Yellow can, orange cap = Kodachrome
White can, blue cap = Ektachrome

Anyone else know of any combination? Tri-X? Plus-X? Panatomic?
 
Me too, Dave! :)

I was looking into them today because I'm planning shooting some shots of the 1932 Leica II and nickel Elmar 50/3.5 I recently combined, and wanted to find a nice canister to go with it as a prop. But then started wondering about the correct color combo...

Hoping to locate a true 1930s canister to team up with the camera and lens!
 
Me too, Dave! :)

I was looking into them today because I'm planning shooting some shots of the 1932 Leica II and nickel Elmar 50/3.5 I recently combined, and wanted to find a nice canister to go with it as a prop.

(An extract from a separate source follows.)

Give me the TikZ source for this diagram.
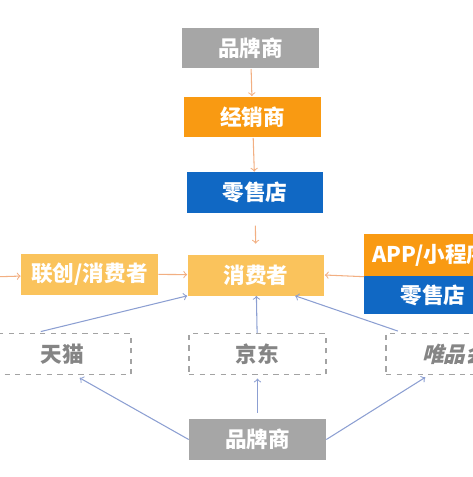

But then started wondering about the correct color combo...

Hoping to locate a true 1930s canister to team up with the camera and lens!

Wouldn't an old Leica XMOO reloadable brass canister be more appropriate?
 
Hm.

FILCA (the IXMOO for LTM cameras) might be a decent alternative indeed, I may still have that one specimen I used to have...

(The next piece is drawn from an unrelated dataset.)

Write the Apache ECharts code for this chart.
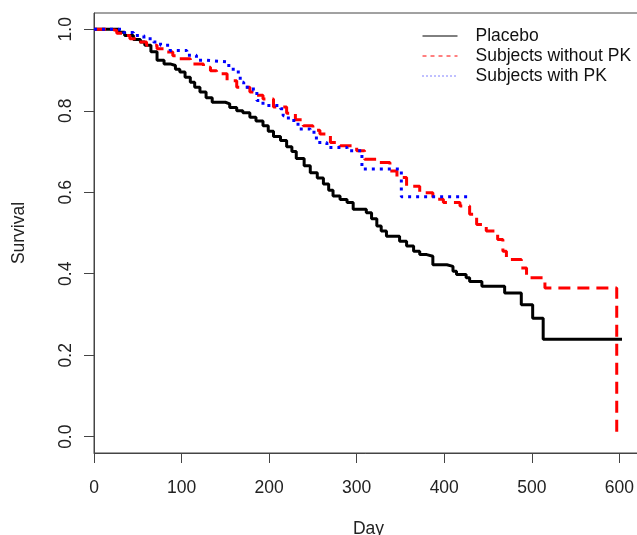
<!DOCTYPE html>
<html><head><meta charset="utf-8">
<script src="https://cdn.jsdelivr.net/npm/echarts@6/dist/echarts.min.js"></script>
<style>html,body{margin:0;padding:0;background:#fff}#c{width:637px;height:535px}</style>
</head><body><div id="c"></div>
<script>
const seriesNames = ['Placebo', 'Subjects without PK', 'Subjects with PK'];

const placeboDays = [0,28,35,45,53,58,65,72,80,87,93,98,104,110,115,121,128,135,150,155,163,170,178,185,193,199,205,213,220,226,231,240,247,255,262,268,273,281,289,296,311,317,323,328,334,349,357,365,372,380,387,403,410,414,425,429,443,469,488,501,513,603];
const placeboSurv = [1.0,0.993,0.985,0.975,0.969,0.961,0.945,0.924,0.915,0.911,0.902,0.895,0.882,0.870,0.858,0.846,0.832,0.821,0.817,0.808,0.800,0.795,0.784,0.775,0.763,0.750,0.737,0.727,0.712,0.700,0.683,0.665,0.648,0.635,0.620,0.605,0.591,0.582,0.575,0.558,0.550,0.535,0.517,0.505,0.492,0.480,0.468,0.455,0.447,0.443,0.422,0.418,0.406,0.398,0.390,0.381,0.369,0.353,0.324,0.291,0.239,0.239];

const noPkDays = [0,20,26,33,41,50,60,72,83,90,95,110,125,133,140,152,163,178,185,193,205,220,230,239,250,258,270,281,300,309,323,338,346,357,372,387,399,418,429,437,448,461,467,471,488,494,515,597];
const noPkSurv = [1.0,0.997,0.99,0.985,0.977,0.969,0.961,0.952,0.944,0.935,0.928,0.915,0.907,0.898,0.891,0.874,0.858,0.846,0.838,0.829,0.809,0.794,0.778,0.763,0.752,0.743,0.722,0.714,0.702,0.681,0.673,0.652,0.636,0.615,0.599,0.583,0.575,0.566,0.546,0.521,0.505,0.484,0.455,0.435,0.414,0.390,0.365,0.0];

const pkDays = [0,34,45,57,68,76,87,106,117,129,152,159,167,171,182,186,193,213,216,222,233,247,254,266,289,306,351,427];
const pkSurv = [1.0,0.992,0.985,0.977,0.969,0.961,0.948,0.936,0.924,0.920,0.911,0.895,0.870,0.858,0.850,0.825,0.813,0.805,0.788,0.776,0.755,0.747,0.722,0.710,0.702,0.657,0.589,0.589];

const xTicks = [0,100,200,300,400,500,600];
const yTicks = [0,0.2,0.4,0.6,0.8,1.0];

function pairs(xs, ys){ return xs.map((x,i)=>[x, ys[i]]); }

const FONT = 'Liberation Sans, Arial, sans-serif';
const chart = echarts.init(document.getElementById('c'), null, {renderer:'canvas'});
chart.setOption({
  animation: false,
  backgroundColor: '#fff',
  grid: {left: 94, top: 13, width: 549, bottom: 82, show: true, borderColor: '#444', borderWidth: 1,
         containLabel: false, outerBoundsMode: 'none'},
  xAxis: {
    type: 'value', min: 0, max: 627,
    name: 'Day', nameLocation: 'middle', nameGap: 67,
    nameTextStyle: {fontFamily: FONT, fontSize: 17.5, color: '#222'},
    axisLine: {show: true, onZero: false, lineStyle: {color: '#444', width: 1}},
    axisTick: {show: true, length: 10, customValues: xTicks, lineStyle: {color: '#444'}},
    axisLabel: {customValues: xTicks, margin: 26, fontFamily: FONT, fontSize: 17.5, color: '#222'},
    splitLine: {show: false}
  },
  yAxis: {
    type: 'value', min: -0.04, max: 1.04,
    name: 'Survival', nameLocation: 'middle', nameGap: 66, nameRotate: 90,
    nameTextStyle: {fontFamily: FONT, fontSize: 17.5, color: '#222'},
    axisLine: {show: true, onZero: false, lineStyle: {color: '#444', width: 1}},
    axisTick: {show: true, length: 10, customValues: yTicks, lineStyle: {color: '#444'}},
    axisLabel: {customValues: yTicks, rotate: 90, margin: 19, fontFamily: FONT, fontSize: 17.5, color: '#222',
      formatter: v => v.toFixed(1)},
    splitLine: {show: false}
  },
  legend: {
    orient: 'vertical', left: 422, top: 26, padding: 0,
    itemWidth: 35, itemHeight: 14, itemGap: 0,
    itemStyle: {color: 'rgba(0,0,0,0)', borderColor: 'rgba(0,0,0,0)', borderWidth: 0, opacity: 0},
    textStyle: {fontFamily: FONT, fontSize: 17.5, lineHeight: 20, color: '#111', padding: [0,0,0,13]},
    data: [
      {name: seriesNames[0], lineStyle: {width: 1, type: 'solid'}},
      {name: seriesNames[1], lineStyle: {width: 1, type: [4,4]}},
      {name: seriesNames[2], lineStyle: {width: 1, type: [1,3]}}
    ]
  },
  series: [
    {name: seriesNames[0], type: 'line', step: 'end', symbol: 'none', data: pairs(placeboDays, placeboSurv),
     color: '#000', lineStyle: {color: '#000', width: 3, type: 'solid'}},
    {name: seriesNames[1], type: 'line', step: 'end', symbol: 'none', data: pairs(noPkDays, noPkSurv),
     color: '#ff0000', lineStyle: {color: '#ff0000', width: 3, type: [12,7]}},
    {name: seriesNames[2], type: 'line', step: 'end', symbol: 'none', data: pairs(pkDays, pkSurv),
     color: '#0000ff', lineStyle: {color: '#0000ff', width: 3, type: [3,5]}}
  ]
});
</script>
</body></html>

Meanwhile, I found this link with a listing from a collection in the George Eastman House. Although Kodak itself says it does not provide any certainty since the canisters and cassettes on display were all opened before...

Anybody that can point me to a list of which films came in which canisters? I'd consider it pretty ridiculous that nobody would know about this anymore, not even Kodak?
 
Red for Kodachrome, blue for Ektachrome, black for Kodacolor, and I think green for Tri-X . I seem to remember that daylight Ektachrome started as blue top/yellow can but tungsten film was yellow top and blue bottom.

Tom
 
As kids, we'd fill them with sand and use them as 'shells' in our homemade cannon.
Nuts. Somehow, I still have all my digits.

.
 
Kodak Canisters

Kodak Canisters

At the October annual meeting of LHSA in Pittsburgh we visited the Photo Antiquities Museum they had a small collection of these canisters. That is when i learned that there was no official guide as to the color/film/date for these canisters. I found that hard to believe. It appears that the factories sometimes used the canisters they had on hand. So the only way to know for sure is to open an unopened box of film. These canisters were used from the late 1930's to the early 1970's, that a lot of different films and possible combination. It is not just the exterior colors, but the metals used and the physical differences in the canisters over the years. I am trying to confirm color/film/date combinations. I have about a dozen documented. So far I have found over 55 different color/style of canisters. If you have firm data on any color/film/date matches please let me know.
Thanks
Bob
 
So far I have found over 55 different color/style of canisters.

Labs and users mixing them up on return or in storage won't make matters easier. I've got plenty of exposed Kodachrome stored in Agfachrome 50 silver aluminium canisters - that doesn't mean that it sold in bare metal canisters in the late eighties (indeed it positively did not at that time, well past the plastics age, and probably never did - the only colour canisters I've found period Kodachrome in were yellow), but rather that I was a Agfa employee after they had got out of both the Agfachrome process and silver canisters, and had plenty of opportunities to pick canisters out of crates of film that were being junked.